Your task is to reproduce, verbatim and without pictures, the lines from the opening of the listing through the line containing "sp.set_linewidth(4)".

Dataset excerpt
□ □ □ □ □ □ □
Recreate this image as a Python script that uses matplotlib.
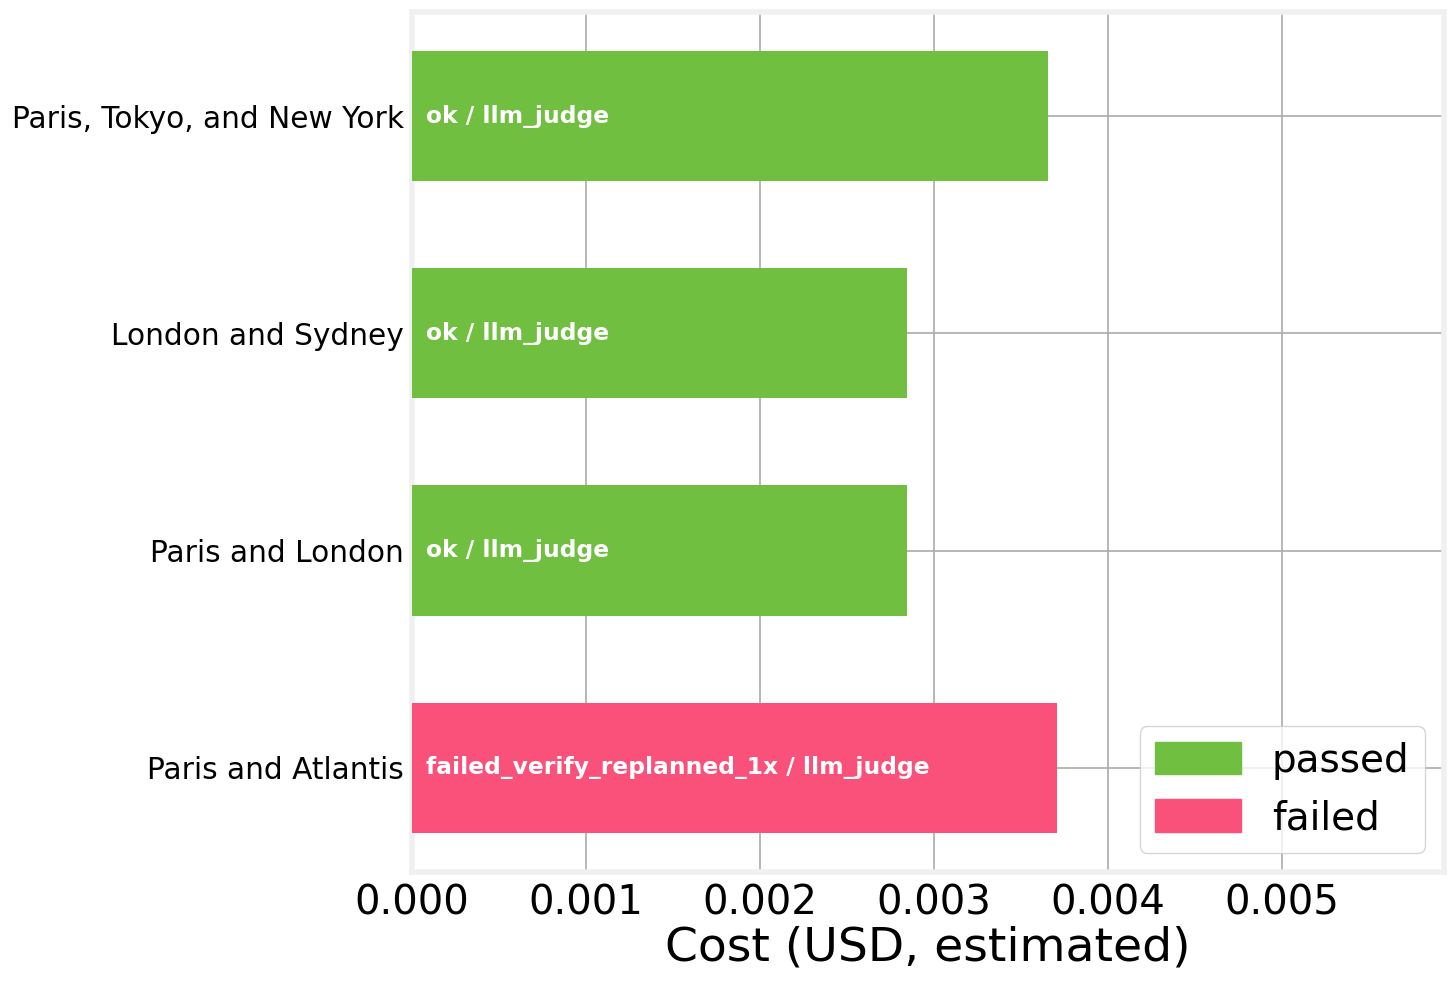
import matplotlib.pyplot as plt
from matplotlib.patches import Patch

queries = ["Paris and Atlantis", "Paris and London", "London and Sydney", "Paris, Tokyo, and New York"]
costs = [0.00371, 0.002845, 0.002845, 0.003655]
statuses = ["failed_verify_replanned_1x", "ok", "ok", "ok"]
judges = ["llm_judge", "llm_judge", "llm_judge", "llm_judge"]
passed = [False, True, True, True]

green = '#70bf41'
pink = '#fa517a'

fig = plt.figure(figsize=(14.56, 9.82), dpi=100)
ax = fig.add_axes([0.2830, 0.112, 0.709, 0.876])

colors = [green if p else pink for p in passed]
ax.barh(queries, costs, height=0.6, color=colors, zorder=3)

# status / judge label inside each bar
for i, (s, j) in enumerate(zip(statuses, judges)):
    ax.annotate(s + " / " + j, xy=(0, i), xytext=(10, 0), textcoords='offset points',
                va='center', ha='left', color='white', fontsize=16.8, fontweight='bold', zorder=4)

ax.set_xlim(0, max(costs) * 1.6)
ax.set_xticks([0.000, 0.001, 0.002, 0.003, 0.004, 0.005])
ax.set_xticklabels(["0.000", "0.001", "0.002", "0.003", "0.004", "0.005"])
ax.tick_params(axis='x', labelsize=29, length=0, pad=8)
ax.tick_params(axis='y', labelsize=21.3, length=0, pad=6)
ax.set_xlabel("Cost (USD, estimated)", fontsize=34, labelpad=2)

ax.grid(True, color='#aaaaaa', linewidth=1.2, zorder=0)
ax.set_axisbelow(True)
for sp in ax.spines.values():
    sp.set_color('#f0f0f0')
    sp.set_linewidth(4)

handles = [Patch(color=green, label='passed'), Patch(color=pink, label='failed')]
ax.legend(handles=handles, loc='lower right', fontsize=28, handlelength=2.2,
          handleheight=0.9, borderpad=0.4, framealpha=0.8)

fig.savefig("out.png", dpi=100)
□ □ □ □ □ □ □
Solution for this problem
Recreate this image as a Python script that uses matplotlib.
import matplotlib.pyplot as plt
from matplotlib.patches import Patch

queries = ["Paris and Atlantis", "Paris and London", "London and Sydney", "Paris, Tokyo, and New York"]
costs = [0.00371, 0.002845, 0.002845, 0.003655]
statuses = ["failed_verify_replanned_1x", "ok", "ok", "ok"]
judges = ["llm_judge", "llm_judge", "llm_judge", "llm_judge"]
passed = [False, True, True, True]

green = '#70bf41'
pink = '#fa517a'

fig = plt.figure(figsize=(14.56, 9.82), dpi=100)
ax = fig.add_axes([0.2830, 0.112, 0.709, 0.876])

colors = [green if p else pink for p in passed]
ax.barh(queries, costs, height=0.6, color=colors, zorder=3)

# status / judge label inside each bar
for i, (s, j) in enumerate(zip(statuses, judges)):
    ax.annotate(s + " / " + j, xy=(0, i), xytext=(10, 0), textcoords='offset points',
                va='center', ha='left', color='white', fontsize=16.8, fontweight='bold', zorder=4)

ax.set_xlim(0, max(costs) * 1.6)
ax.set_xticks([0.000, 0.001, 0.002, 0.003, 0.004, 0.005])
ax.set_xticklabels(["0.000", "0.001", "0.002", "0.003", "0.004", "0.005"])
ax.tick_params(axis='x', labelsize=29, length=0, pad=8)
ax.tick_params(axis='y', labelsize=21.3, length=0, pad=6)
ax.set_xlabel("Cost (USD, estimated)", fontsize=34, labelpad=2)

ax.grid(True, color='#aaaaaa', linewidth=1.2, zorder=0)
ax.set_axisbelow(True)
for sp in ax.spines.values():
    sp.set_color('#f0f0f0')
    sp.set_linewidth(4)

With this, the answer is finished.